## Dataset rows
□ □ □ □

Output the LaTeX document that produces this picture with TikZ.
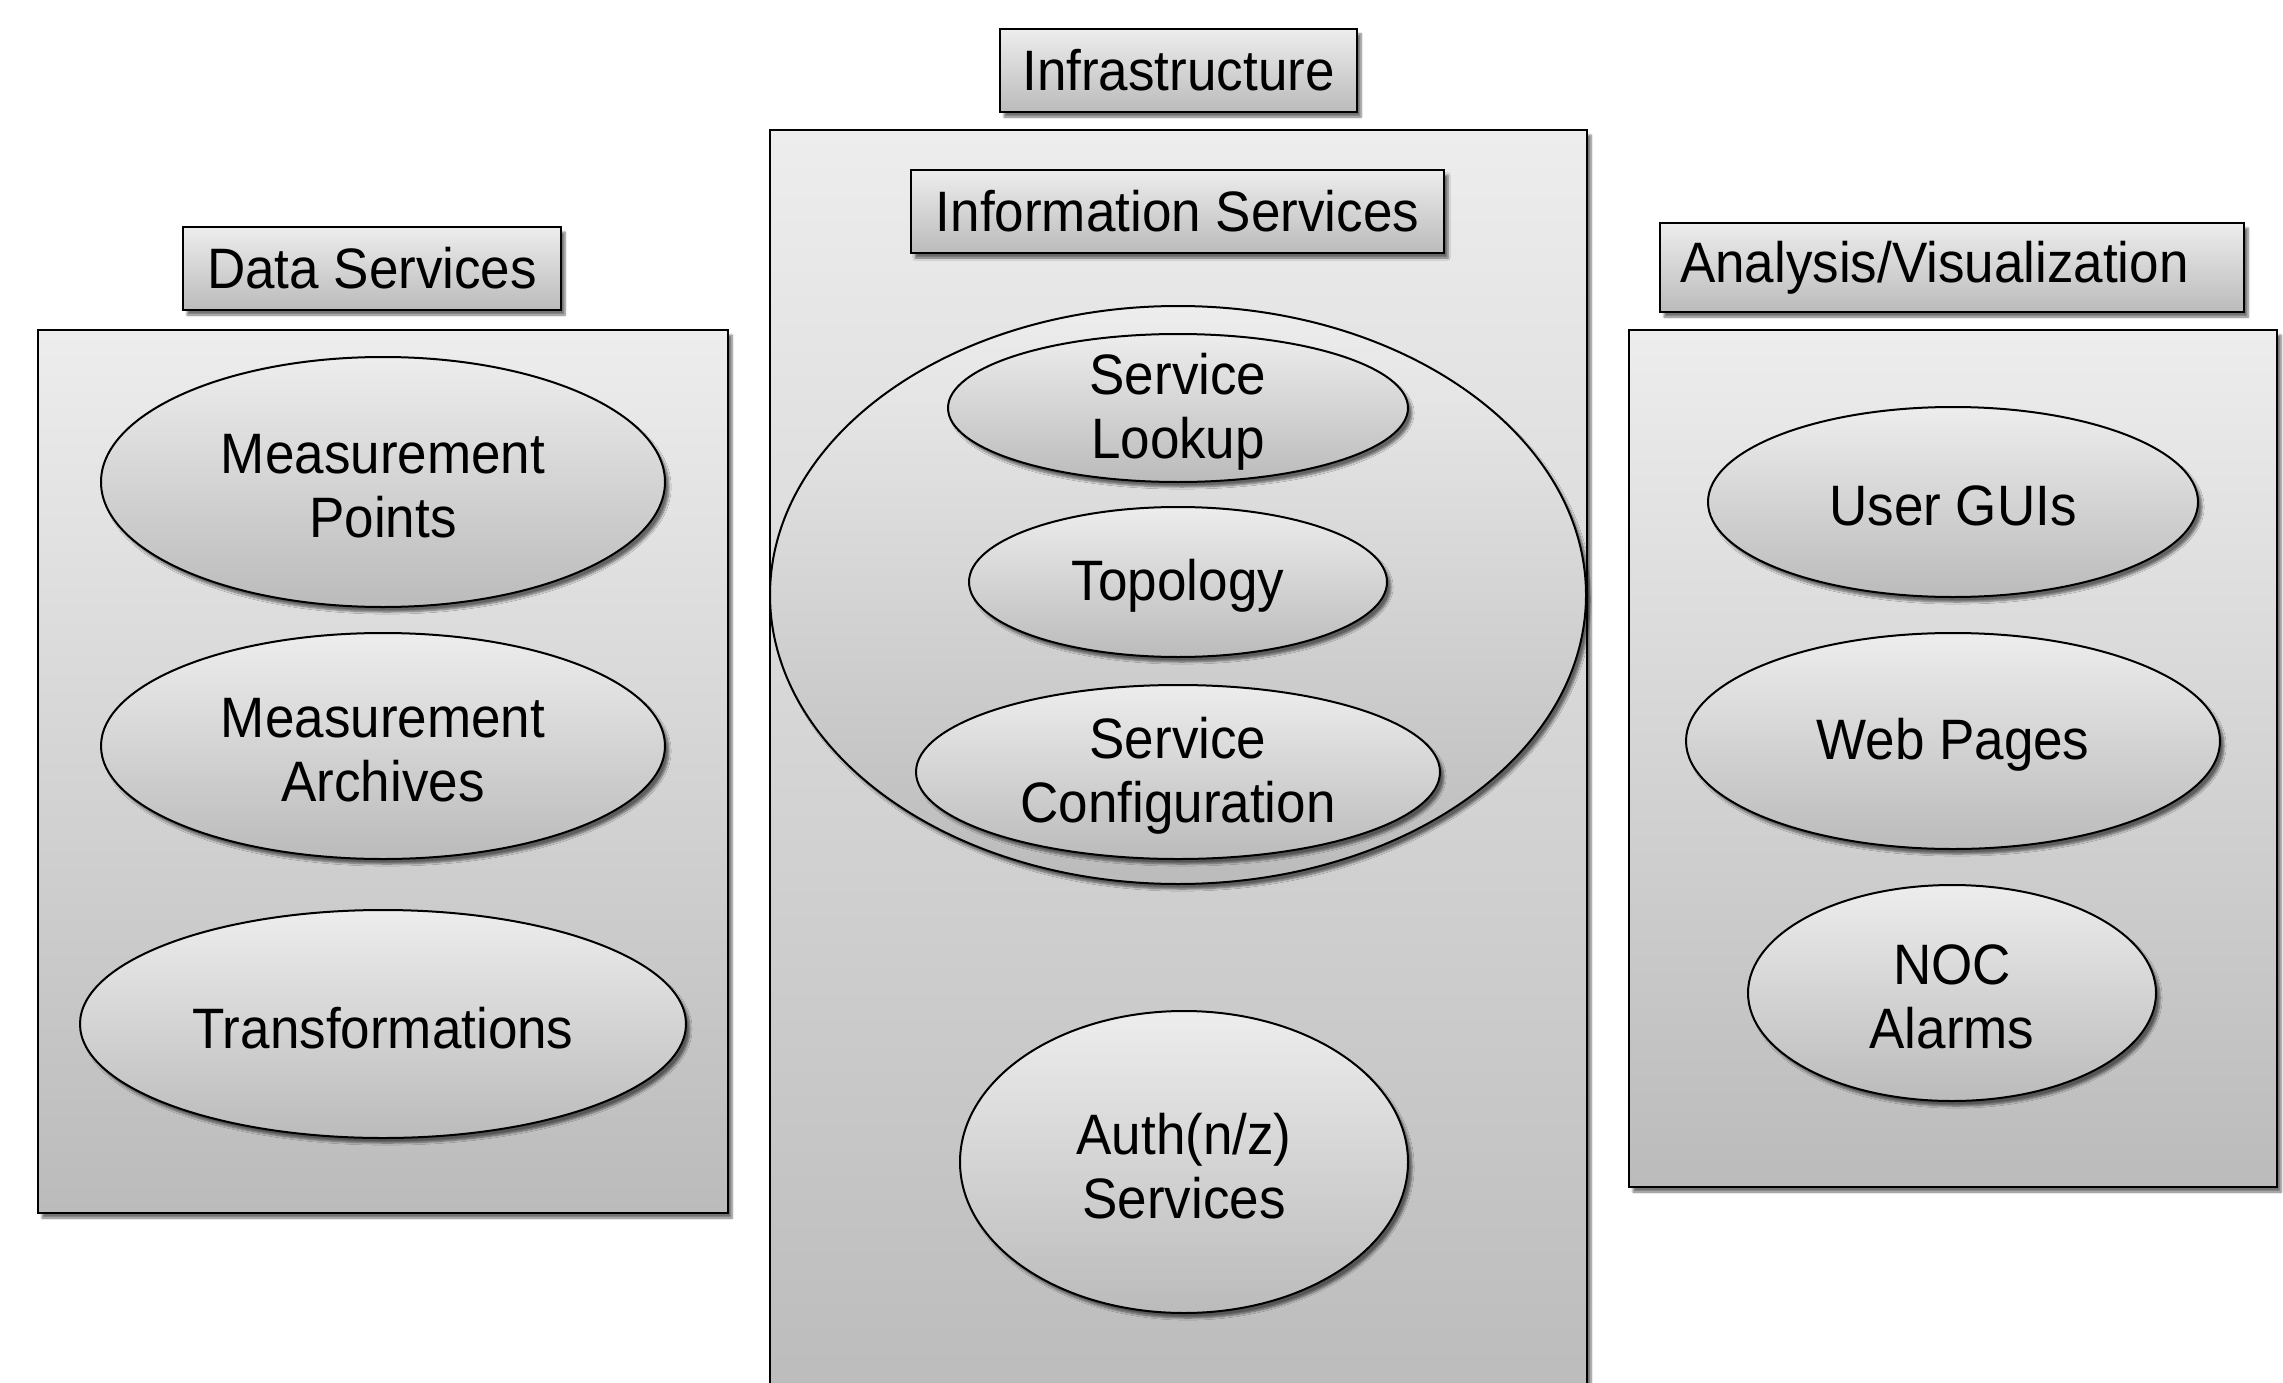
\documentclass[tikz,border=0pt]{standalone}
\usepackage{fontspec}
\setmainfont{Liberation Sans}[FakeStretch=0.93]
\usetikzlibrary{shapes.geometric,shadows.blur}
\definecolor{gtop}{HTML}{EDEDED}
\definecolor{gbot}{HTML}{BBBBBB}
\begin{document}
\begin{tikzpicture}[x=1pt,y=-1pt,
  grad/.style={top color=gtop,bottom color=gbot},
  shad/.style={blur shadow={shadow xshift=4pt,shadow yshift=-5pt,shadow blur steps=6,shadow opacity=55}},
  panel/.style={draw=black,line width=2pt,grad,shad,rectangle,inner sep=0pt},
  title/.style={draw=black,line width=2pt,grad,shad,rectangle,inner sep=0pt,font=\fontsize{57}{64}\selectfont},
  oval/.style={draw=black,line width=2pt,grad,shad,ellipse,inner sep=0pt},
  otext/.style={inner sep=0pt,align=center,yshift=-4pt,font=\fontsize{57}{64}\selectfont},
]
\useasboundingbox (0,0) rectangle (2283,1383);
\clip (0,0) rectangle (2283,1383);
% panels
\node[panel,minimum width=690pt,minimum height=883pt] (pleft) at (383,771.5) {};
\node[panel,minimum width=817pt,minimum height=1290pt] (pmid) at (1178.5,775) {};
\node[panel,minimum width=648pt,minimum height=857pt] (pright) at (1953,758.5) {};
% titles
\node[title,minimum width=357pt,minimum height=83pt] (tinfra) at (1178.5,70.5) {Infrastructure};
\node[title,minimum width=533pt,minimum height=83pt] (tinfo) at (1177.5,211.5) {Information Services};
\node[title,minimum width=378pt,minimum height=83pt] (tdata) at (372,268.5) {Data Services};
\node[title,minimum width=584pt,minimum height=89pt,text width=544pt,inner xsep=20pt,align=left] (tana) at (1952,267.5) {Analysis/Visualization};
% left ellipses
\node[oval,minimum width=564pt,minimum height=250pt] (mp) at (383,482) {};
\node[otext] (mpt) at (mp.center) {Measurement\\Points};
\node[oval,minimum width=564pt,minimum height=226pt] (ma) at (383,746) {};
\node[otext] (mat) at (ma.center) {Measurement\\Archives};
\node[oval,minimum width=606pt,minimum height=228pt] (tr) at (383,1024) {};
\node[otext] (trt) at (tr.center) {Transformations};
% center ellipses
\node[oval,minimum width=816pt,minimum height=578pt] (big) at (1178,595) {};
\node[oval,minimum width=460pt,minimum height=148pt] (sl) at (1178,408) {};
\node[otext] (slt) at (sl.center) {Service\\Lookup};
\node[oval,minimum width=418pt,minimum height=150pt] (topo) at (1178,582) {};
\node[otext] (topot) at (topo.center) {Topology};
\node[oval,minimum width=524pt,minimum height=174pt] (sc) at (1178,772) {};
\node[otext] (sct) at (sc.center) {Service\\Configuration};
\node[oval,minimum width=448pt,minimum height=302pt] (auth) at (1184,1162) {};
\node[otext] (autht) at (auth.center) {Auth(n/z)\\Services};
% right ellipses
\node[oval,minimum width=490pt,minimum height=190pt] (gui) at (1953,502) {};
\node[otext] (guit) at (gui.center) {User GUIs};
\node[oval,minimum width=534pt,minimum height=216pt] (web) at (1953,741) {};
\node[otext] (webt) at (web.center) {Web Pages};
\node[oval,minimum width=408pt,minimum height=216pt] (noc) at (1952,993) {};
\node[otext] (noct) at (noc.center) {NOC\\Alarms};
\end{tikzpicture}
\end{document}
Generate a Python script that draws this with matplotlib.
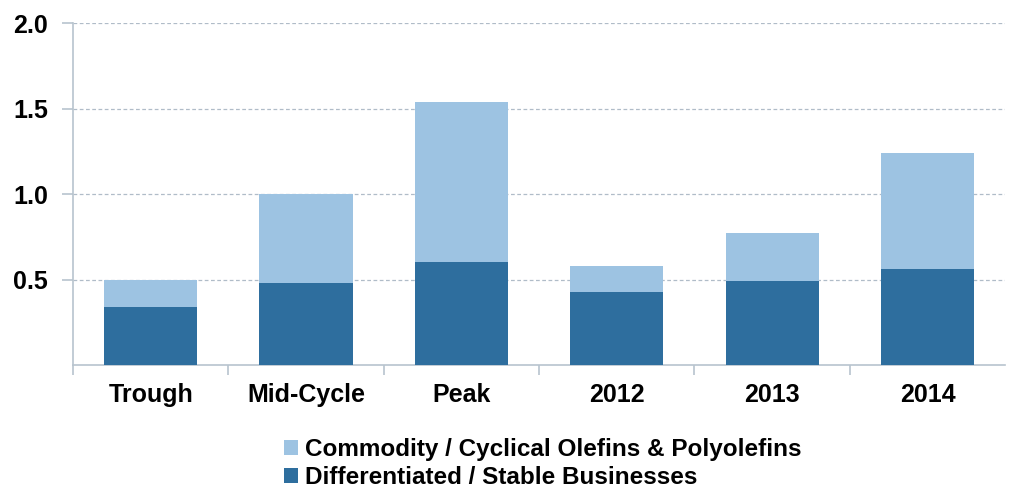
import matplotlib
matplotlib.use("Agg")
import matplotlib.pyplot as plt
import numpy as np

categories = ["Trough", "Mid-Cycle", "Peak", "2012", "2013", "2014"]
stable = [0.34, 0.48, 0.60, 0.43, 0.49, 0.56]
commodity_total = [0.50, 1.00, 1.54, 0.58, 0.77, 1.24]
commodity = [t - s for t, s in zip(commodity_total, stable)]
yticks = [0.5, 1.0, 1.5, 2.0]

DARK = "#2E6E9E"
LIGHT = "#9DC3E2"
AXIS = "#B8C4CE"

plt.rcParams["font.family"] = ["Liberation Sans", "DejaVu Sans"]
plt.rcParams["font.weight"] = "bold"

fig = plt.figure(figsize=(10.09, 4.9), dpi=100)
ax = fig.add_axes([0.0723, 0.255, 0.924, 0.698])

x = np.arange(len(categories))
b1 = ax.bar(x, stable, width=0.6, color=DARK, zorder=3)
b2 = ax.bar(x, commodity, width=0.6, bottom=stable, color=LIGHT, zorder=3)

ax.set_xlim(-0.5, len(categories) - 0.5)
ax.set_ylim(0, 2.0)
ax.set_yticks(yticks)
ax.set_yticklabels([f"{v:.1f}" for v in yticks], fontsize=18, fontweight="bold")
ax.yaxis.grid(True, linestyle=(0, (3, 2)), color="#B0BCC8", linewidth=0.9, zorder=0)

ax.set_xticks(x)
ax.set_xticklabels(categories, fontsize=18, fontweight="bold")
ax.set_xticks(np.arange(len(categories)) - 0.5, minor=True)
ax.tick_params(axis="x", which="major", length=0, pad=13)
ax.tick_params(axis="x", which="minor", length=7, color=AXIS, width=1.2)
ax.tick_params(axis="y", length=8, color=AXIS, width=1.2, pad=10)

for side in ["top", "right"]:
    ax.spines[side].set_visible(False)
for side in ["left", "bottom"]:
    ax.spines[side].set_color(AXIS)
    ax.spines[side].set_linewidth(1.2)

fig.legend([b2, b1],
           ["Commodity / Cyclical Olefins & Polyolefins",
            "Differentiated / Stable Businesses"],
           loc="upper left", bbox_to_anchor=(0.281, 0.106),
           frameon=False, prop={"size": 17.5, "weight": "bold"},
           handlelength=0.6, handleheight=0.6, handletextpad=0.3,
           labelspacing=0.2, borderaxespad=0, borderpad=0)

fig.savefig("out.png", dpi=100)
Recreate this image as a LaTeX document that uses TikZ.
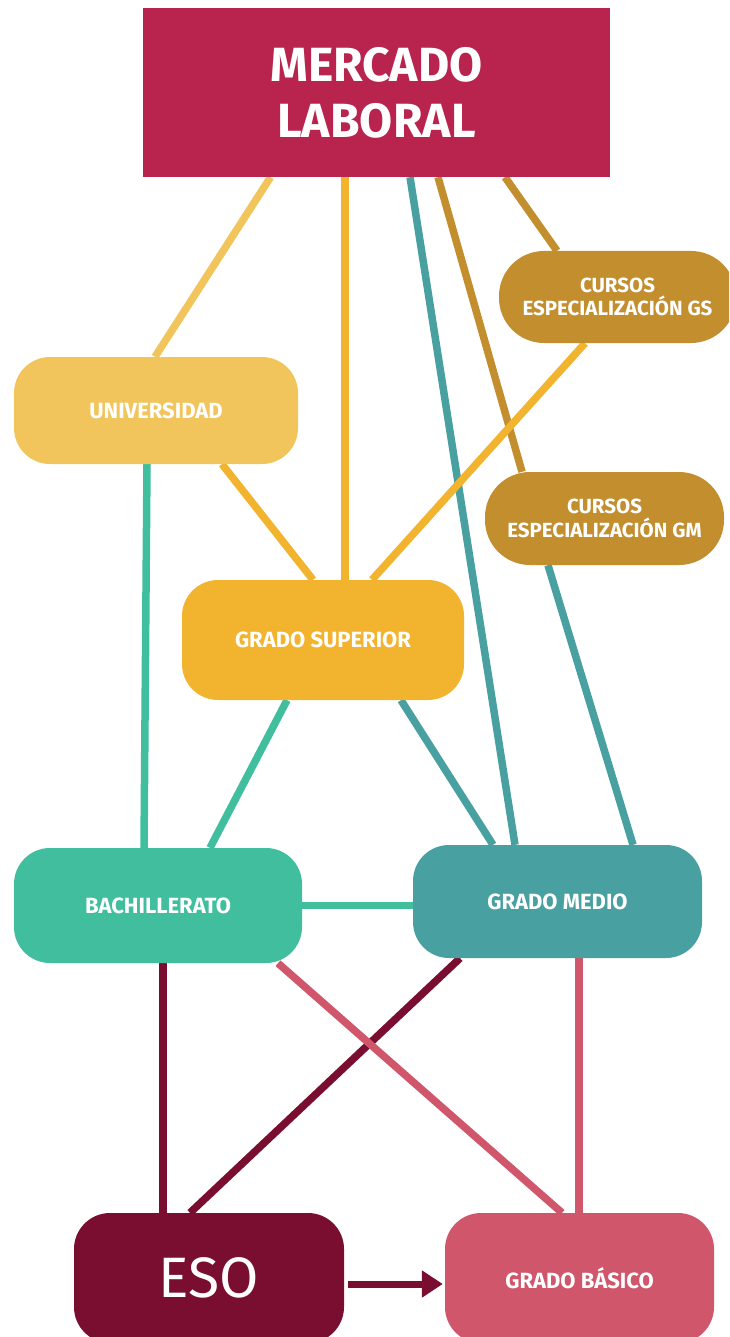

□ □ □ □

## GIVEN TASK
The entries above are to be returned exactly, without their pictures.

## THE OUTPUT
Output the LaTeX document that produces this picture with TikZ.
\documentclass[tikz,border=0pt]{standalone}
\usepackage{fontspec}
\setmainfont{Liberation Sans}[FakeStretch=0.93]
\usetikzlibrary{shapes.geometric,shadows.blur}
\definecolor{gtop}{HTML}{EDEDED}
\definecolor{gbot}{HTML}{BBBBBB}
\begin{document}
\begin{tikzpicture}[x=1pt,y=-1pt,
  grad/.style={top color=gtop,bottom color=gbot},
  shad/.style={blur shadow={shadow xshift=4pt,shadow yshift=-5pt,shadow blur steps=6,shadow opacity=55}},
  panel/.style={draw=black,line width=2pt,grad,shad,rectangle,inner sep=0pt},
  title/.style={draw=black,line width=2pt,grad,shad,rectangle,inner sep=0pt,font=\fontsize{57}{64}\selectfont},
  oval/.style={draw=black,line width=2pt,grad,shad,ellipse,inner sep=0pt},
  otext/.style={inner sep=0pt,align=center,yshift=-4pt,font=\fontsize{57}{64}\selectfont},
]
\useasboundingbox (0,0) rectangle (2283,1383);
\clip (0,0) rectangle (2283,1383);
% panels
\node[panel,minimum width=690pt,minimum height=883pt] (pleft) at (383,771.5) {};
\node[panel,minimum width=817pt,minimum height=1290pt] (pmid) at (1178.5,775) {};
\node[panel,minimum width=648pt,minimum height=857pt] (pright) at (1953,758.5) {};
% titles
\node[title,minimum width=357pt,minimum height=83pt] (tinfra) at (1178.5,70.5) {Infrastructure};
\node[title,minimum width=533pt,minimum height=83pt] (tinfo) at (1177.5,211.5) {Information Services};
\node[title,minimum width=378pt,minimum height=83pt] (tdata) at (372,268.5) {Data Services};
\node[title,minimum width=584pt,minimum height=89pt,text width=544pt,inner xsep=20pt,align=left] (tana) at (1952,267.5) {Analysis/Visualization};
% left ellipses
\node[oval,minimum width=564pt,minimum height=250pt] (mp) at (383,482) {};
\node[otext] (mpt) at (mp.center) {Measurement\\Points};
\node[oval,minimum width=564pt,minimum height=226pt] (ma) at (383,746) {};
\node[otext] (mat) at (ma.center) {Measurement\\Archives};
\node[oval,minimum width=606pt,minimum height=228pt] (tr) at (383,1024) {};
\node[otext] (trt) at (tr.center) {Transformations};
% center ellipses
\node[oval,minimum width=816pt,minimum height=578pt] (big) at (1178,595) {};
\node[oval,minimum width=460pt,minimum height=148pt] (sl) at (1178,408) {};
\node[otext] (slt) at (sl.center) {Service\\Lookup};
\node[oval,minimum width=418pt,minimum height=150pt] (topo) at (1178,582) {};
\node[otext] (topot) at (topo.center) {Topology};
\node[oval,minimum width=524pt,minimum height=174pt] (sc) at (1178,772) {};
\node[otext] (sct) at (sc.center) {Service\\Configuration};
\node[oval,minimum width=448pt,minimum height=302pt] (auth) at (1184,1162) {};
\node[otext] (autht) at (auth.center) {Auth(n/z)\\Services};
% right ellipses
\node[oval,minimum width=490pt,minimum height=190pt] (gui) at (1953,502) {};
\node[otext] (guit) at (gui.center) {User GUIs};
\node[oval,minimum width=534pt,minimum height=216pt] (web) at (1953,741) {};
\node[otext] (webt) at (web.center) {Web Pages};
\node[oval,minimum width=408pt,minimum height=216pt] (noc) at (1952,993) {};
\node[otext] (noct) at (noc.center) {NOC\\Alarms};
\end{tikzpicture}
\end{document}
Generate a Python script that draws this with matplotlib.
import matplotlib
matplotlib.use("Agg")
import matplotlib.pyplot as plt
import numpy as np

categories = ["Trough", "Mid-Cycle", "Peak", "2012", "2013", "2014"]
stable = [0.34, 0.48, 0.60, 0.43, 0.49, 0.56]
commodity_total = [0.50, 1.00, 1.54, 0.58, 0.77, 1.24]
commodity = [t - s for t, s in zip(commodity_total, stable)]
yticks = [0.5, 1.0, 1.5, 2.0]

DARK = "#2E6E9E"
LIGHT = "#9DC3E2"
AXIS = "#B8C4CE"

plt.rcParams["font.family"] = ["Liberation Sans", "DejaVu Sans"]
plt.rcParams["font.weight"] = "bold"

fig = plt.figure(figsize=(10.09, 4.9), dpi=100)
ax = fig.add_axes([0.0723, 0.255, 0.924, 0.698])

x = np.arange(len(categories))
b1 = ax.bar(x, stable, width=0.6, color=DARK, zorder=3)
b2 = ax.bar(x, commodity, width=0.6, bottom=stable, color=LIGHT, zorder=3)

ax.set_xlim(-0.5, len(categories) - 0.5)
ax.set_ylim(0, 2.0)
ax.set_yticks(yticks)
ax.set_yticklabels([f"{v:.1f}" for v in yticks], fontsize=18, fontweight="bold")
ax.yaxis.grid(True, linestyle=(0, (3, 2)), color="#B0BCC8", linewidth=0.9, zorder=0)

ax.set_xticks(x)
ax.set_xticklabels(categories, fontsize=18, fontweight="bold")
ax.set_xticks(np.arange(len(categories)) - 0.5, minor=True)
ax.tick_params(axis="x", which="major", length=0, pad=13)
ax.tick_params(axis="x", which="minor", length=7, color=AXIS, width=1.2)
ax.tick_params(axis="y", length=8, color=AXIS, width=1.2, pad=10)

for side in ["top", "right"]:
    ax.spines[side].set_visible(False)
for side in ["left", "bottom"]:
    ax.spines[side].set_color(AXIS)
    ax.spines[side].set_linewidth(1.2)

fig.legend([b2, b1],
           ["Commodity / Cyclical Olefins & Polyolefins",
            "Differentiated / Stable Businesses"],
           loc="upper left", bbox_to_anchor=(0.281, 0.106),
           frameon=False, prop={"size": 17.5, "weight": "bold"},
           handlelength=0.6, handleheight=0.6, handletextpad=0.3,
           labelspacing=0.2, borderaxespad=0, borderpad=0)

fig.savefig("out.png", dpi=100)
Recreate this image as a LaTeX document that uses TikZ.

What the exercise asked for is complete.